Basic Kafka Streams Application
Create a simple application that reads from one topic, processes the data, and writes to another topic.
import org.apache.kafka.common.serialization.Serdes;
import org.apache.kafka.streams.KafkaStreams;
import org.apache.kafka.streams.StreamsBuilder;
import org.apache.kafka.streams.StreamsConfig;
import org.apache.kafka.streams.kstream.KStream;
import java.util.Properties;
public class SimpleStreamsApp {
public static void main(String[] args) {
Properties props = new Properties();
props.put(StreamsConfig.APPLICATION_ID_CONFIG, "simple-streams-app");
props.put(StreamsConfig.BOOTSTRAP_SERVERS_CONFIG, "localhost:9092");
props.put(StreamsConfig.DEFAULT_KEY_SERDE_CLASS_CONFIG, Serdes.String().getClass());
props.put(StreamsConfig.DEFAULT_VALUE_SERDE_CLASS_CONFIG, Serdes.String().getClass());
StreamsBuilder builder = new StreamsBuilder();
KStream<String, String> source = builder.stream("source-topic");
source.to("target-topic");
KafkaStreams streams = new KafkaStreams(builder.build(), props);
streams.start();
Runtime.getRuntime().addShutdownHook(new Thread(streams::close));
}
}
This simple application transfers data from source-topic
to target-topic
without any modification.

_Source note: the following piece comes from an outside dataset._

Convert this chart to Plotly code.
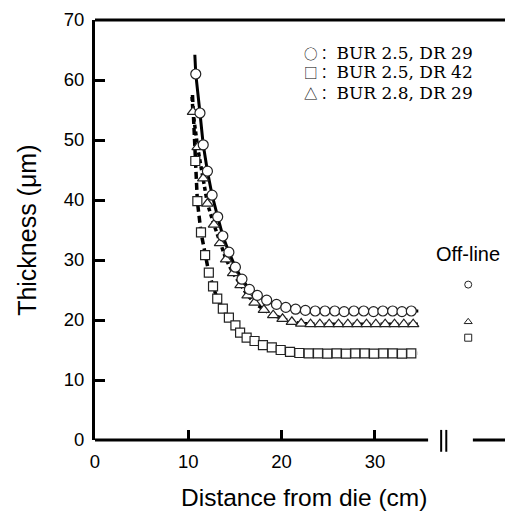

The props
object holds the configuration for the Kafka Streams application.
Stateful Operations
Kafka Streams supports stateful operations such as count
, aggregate
, and reduce
. Let’s add a simple word count example:
StreamsBuilder builder = new StreamsBuilder();
KStream<String, String> textLines = builder.stream("text-lines-topic");
KTable<String, Long> wordCounts = textLines
.flatMapValues(textLine -> Arrays.asList(textLine.toLowerCase().split("\\s+")))
.groupBy((key, word) -> word)
.count();
wordCounts.toStream().to("word-counts-topic", Produced.with(Serdes.String(), Serdes.Long()));
KafkaStreams streams = new KafkaStreams(builder.build(), props);
streams.start();
In this code, the input is a stream of text lines. We flatten these into words, group by the word, and then count the occurrences of each word.
Join Operations
Joining streams is another powerful feature of Kafka Streams that allows you to correlate data from multiple sources.

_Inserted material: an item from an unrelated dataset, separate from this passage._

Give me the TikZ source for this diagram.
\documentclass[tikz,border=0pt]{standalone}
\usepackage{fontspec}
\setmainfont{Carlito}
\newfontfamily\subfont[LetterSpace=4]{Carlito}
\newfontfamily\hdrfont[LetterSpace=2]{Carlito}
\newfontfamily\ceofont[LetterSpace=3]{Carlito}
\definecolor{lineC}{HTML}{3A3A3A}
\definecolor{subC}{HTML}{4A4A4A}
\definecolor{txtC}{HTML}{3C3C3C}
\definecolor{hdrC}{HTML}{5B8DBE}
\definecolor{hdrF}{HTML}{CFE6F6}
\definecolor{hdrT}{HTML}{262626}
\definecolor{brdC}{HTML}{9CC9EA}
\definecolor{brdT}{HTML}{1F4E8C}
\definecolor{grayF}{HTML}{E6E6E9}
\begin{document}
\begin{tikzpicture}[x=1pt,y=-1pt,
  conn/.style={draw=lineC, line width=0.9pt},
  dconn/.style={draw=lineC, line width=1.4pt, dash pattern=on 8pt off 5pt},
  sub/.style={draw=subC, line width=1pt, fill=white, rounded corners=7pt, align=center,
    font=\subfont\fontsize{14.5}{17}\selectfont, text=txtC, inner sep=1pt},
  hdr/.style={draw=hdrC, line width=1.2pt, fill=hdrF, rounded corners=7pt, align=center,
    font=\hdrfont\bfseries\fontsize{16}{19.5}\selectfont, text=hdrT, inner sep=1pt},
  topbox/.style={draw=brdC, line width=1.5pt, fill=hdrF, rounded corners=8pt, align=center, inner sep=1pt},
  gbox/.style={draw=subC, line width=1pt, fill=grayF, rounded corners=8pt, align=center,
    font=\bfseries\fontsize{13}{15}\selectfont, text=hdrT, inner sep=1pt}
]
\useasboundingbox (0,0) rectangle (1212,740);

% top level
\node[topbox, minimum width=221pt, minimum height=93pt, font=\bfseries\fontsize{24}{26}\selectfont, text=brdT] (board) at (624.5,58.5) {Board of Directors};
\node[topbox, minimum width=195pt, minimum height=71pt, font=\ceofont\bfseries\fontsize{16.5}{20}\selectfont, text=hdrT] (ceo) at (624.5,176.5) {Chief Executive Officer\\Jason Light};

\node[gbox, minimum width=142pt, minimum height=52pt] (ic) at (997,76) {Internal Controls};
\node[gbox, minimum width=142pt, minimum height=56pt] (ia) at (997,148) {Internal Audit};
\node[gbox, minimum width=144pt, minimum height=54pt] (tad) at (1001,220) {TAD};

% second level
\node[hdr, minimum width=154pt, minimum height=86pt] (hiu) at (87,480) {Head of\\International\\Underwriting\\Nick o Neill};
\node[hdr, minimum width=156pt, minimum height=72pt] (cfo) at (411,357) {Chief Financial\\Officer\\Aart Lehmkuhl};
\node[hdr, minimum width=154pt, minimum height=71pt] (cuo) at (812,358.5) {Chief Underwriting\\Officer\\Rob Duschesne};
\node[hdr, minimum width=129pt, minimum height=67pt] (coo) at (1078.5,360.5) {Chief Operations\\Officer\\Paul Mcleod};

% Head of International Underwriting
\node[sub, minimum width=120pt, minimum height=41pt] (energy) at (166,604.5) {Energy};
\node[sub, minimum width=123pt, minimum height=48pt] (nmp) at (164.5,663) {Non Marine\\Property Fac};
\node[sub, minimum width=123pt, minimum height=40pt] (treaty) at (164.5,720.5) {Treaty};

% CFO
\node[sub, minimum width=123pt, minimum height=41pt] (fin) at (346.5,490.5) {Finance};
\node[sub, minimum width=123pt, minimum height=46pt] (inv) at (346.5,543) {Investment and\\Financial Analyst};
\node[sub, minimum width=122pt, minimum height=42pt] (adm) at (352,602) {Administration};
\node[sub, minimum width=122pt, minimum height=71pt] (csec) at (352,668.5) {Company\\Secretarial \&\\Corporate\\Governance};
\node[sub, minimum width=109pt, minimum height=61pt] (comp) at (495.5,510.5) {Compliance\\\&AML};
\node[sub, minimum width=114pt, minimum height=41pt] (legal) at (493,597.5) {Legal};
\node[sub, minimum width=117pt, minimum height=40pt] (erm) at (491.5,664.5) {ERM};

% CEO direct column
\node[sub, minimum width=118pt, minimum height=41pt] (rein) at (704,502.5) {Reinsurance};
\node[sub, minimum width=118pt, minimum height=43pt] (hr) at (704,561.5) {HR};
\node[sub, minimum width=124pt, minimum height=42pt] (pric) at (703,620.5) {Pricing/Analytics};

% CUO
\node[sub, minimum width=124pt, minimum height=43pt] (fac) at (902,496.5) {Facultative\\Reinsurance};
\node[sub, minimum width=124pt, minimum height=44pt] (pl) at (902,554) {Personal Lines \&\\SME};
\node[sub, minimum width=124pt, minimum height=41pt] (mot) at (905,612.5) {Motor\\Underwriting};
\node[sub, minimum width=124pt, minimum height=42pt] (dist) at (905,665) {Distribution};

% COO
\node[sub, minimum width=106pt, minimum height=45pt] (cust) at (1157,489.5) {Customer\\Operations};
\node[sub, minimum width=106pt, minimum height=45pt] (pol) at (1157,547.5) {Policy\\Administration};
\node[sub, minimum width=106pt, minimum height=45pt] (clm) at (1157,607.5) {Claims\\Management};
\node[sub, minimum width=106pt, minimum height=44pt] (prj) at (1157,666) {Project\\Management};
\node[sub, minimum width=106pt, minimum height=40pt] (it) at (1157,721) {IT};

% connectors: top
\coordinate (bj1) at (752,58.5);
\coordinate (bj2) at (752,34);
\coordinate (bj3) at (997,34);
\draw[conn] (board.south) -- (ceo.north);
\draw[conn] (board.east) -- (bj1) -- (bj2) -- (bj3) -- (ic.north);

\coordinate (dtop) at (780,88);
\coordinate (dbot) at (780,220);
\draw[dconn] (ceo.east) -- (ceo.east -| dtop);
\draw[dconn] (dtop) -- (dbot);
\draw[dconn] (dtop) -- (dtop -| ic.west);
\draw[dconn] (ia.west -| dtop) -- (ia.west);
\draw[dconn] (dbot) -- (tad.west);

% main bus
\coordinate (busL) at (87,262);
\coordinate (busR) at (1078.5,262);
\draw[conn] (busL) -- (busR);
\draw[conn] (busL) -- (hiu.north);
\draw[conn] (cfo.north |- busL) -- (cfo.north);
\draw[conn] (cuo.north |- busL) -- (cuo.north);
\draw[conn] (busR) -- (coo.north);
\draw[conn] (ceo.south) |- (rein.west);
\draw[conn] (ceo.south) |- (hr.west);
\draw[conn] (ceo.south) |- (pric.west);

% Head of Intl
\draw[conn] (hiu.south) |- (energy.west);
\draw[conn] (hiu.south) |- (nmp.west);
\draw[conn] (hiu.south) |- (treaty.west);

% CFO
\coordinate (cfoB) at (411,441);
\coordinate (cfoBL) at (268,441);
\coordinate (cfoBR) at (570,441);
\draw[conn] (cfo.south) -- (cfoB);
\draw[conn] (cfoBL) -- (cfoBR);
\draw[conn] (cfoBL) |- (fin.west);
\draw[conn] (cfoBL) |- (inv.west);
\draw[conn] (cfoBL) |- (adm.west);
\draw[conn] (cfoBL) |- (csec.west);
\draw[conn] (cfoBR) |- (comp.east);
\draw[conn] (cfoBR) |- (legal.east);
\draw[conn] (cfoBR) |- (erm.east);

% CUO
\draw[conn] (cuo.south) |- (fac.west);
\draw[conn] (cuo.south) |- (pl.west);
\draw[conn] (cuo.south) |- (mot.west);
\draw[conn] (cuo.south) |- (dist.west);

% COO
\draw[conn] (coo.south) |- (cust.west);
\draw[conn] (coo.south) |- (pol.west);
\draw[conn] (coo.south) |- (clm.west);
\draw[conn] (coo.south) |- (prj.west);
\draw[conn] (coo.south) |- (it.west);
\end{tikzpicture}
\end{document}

KStream<String, String> leftSource = builder.stream("left-topic");
KStream<String, String> rightSource = builder.stream("right-topic");
KStream<String, String> joined = leftSource.join(rightSource,
(leftValue, rightValue) -> "left=" + leftValue + ", right=" + rightValue,
JoinWindows.of(Duration.ofMinutes(5)),
StreamJoined.with(
Serdes.String(),
Serdes.String(),
Serdes.String())
);
joined.to("joined-topic");
This example demonstrates a simple inner join between two streams with a five-minute window.
Advanced Processing
Let’s build a more advanced application that uses the processor API for custom processing logic:
builder.stream("input-topic").process(() -> new Processor<String, String>() {
private ProcessorContext context;
@Override
public void init(ProcessorContext context) {
this.context = context;
}
@Override
public void process(String key, String value) {
// Implement custom processing logic here
context.forward(key, new CustomValue(value));
context.commit();
}
@Override
public void close() {
// Implement any cleanup code here
}
}, "processor-node");
This demonstrates the use of a custom processor which allows you total control over the stream processing.
Error Handling
When working with stream processing, handling errors appropriately is crucial. Kafka Streams provides ways to handle exceptions during processing.
props.put(StreamsConfig.DEFAULT_DESERIALIZATION_EXCEPTION_HANDLER_CLASS_CONFIG, LogAndContinueExceptionHandler.class);
props.put(StreamsConfig.DEFAULT_PRODUCTION_EXCEPTION_HANDLER_CLASS_CONFIG, DefaultProductionExceptionHandler.class);
These configurations allow you to manage deserialization and production exceptions, either by logging and continuing or by default handling that might even shut down the application.
Scaling Your Application
Scaling is inherent to Kafka Streams. By running multiple instances of your application with the same application.id
, Kafka will balance the workload between the instances.
Testing
Testing your Kafka Streams application is straight-forward with the TopologyTestDriver
.
TopologyTestDriver testDriver = new TopologyTestDriver(builder.build(), props);
ConsumerRecordFactory<String, String> factory = new ConsumerRecordFactory<>("input-topic", new StringSerializer(), new StringSerializer());
testDriver.pipeInput(factory.create("key", "value"));
ProducerRecord<String, String> outputRecord = testDriver.readOutput("output-topic", new StringDeserializer(), new StringDeserializer());
assertThat(outputRecord.key()).isEqualTo("key");
assertThat(outputRecord.value()).isEqualTo("modified-value");
In the test, we use TopologyTestDriver
to pipe input records into our topology and then inspect the output.
Conclusion
Kafka Streams is a versatile library for building scalable, high-throughput, and fault-tolerant real-time stream processing applications. By following this guide, you’ve learned the basics and are well on your way to creating sophisticated stream processing applications with Kafka Streams.